Hebrews 2:14– as noted- says Christ was manifested to destroy him who had the power of death, and to deliver all those who “all their life” were subject to the bondage of fear– the fear of death. It is specious to say that Christ conquered and destroyed the works of the Devil on the cross, as futurists like to say, and then turn around and claim that Christians are still held in bondage to the fear of death! That is not the victory of Christ! I cite again the words of Sam Frost, given earlier, and ask that the reader give it careful thought:
If resurrection is resurrection of physical bodies and if that ‘victory has not happened in the least, then how can victory be claimed? The ‘victory’ comes when ‘the death’ is swallowed up in victory at the supposed resurrection of corpses. If the ‘death’ here means ‘physical death’ then we cannot at all claim victory since we still die physically. Jesus has not yet put that under his feet. He is still waging war. In war, a victory can be claimed, but t cannot be something that is gained until the war is over and the enemies are entirely defeated. Then why does Paul use an active participle rather than a future for ‘he is giving us the victory’? Over what? Has God been giving the victory over physical death for 2000 years to the church? That’s absurd. So far, God has lost every Christian since Peter to physical death! Not one of them has been raised and not one of them can claim the victory ‘over the death.’ How is this winning the war?

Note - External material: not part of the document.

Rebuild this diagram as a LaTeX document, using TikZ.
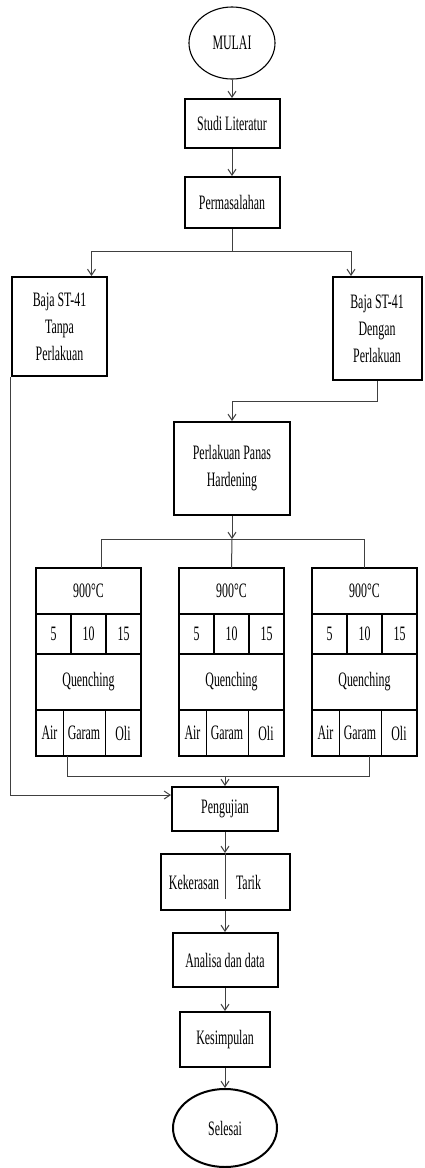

The fact is that physical death is not the enemy of the child of God, forgiven through the atoning work of Christ. Through Christ, he has “abolished death and brought life and immortality to light through the Gospel” (2 Timothy 1:10).
Praise be to God that while we do not have to cherish passing from this life and from our loved ones, we can nonetheless say, with Paul, that to depart and be with Christ is “far better!”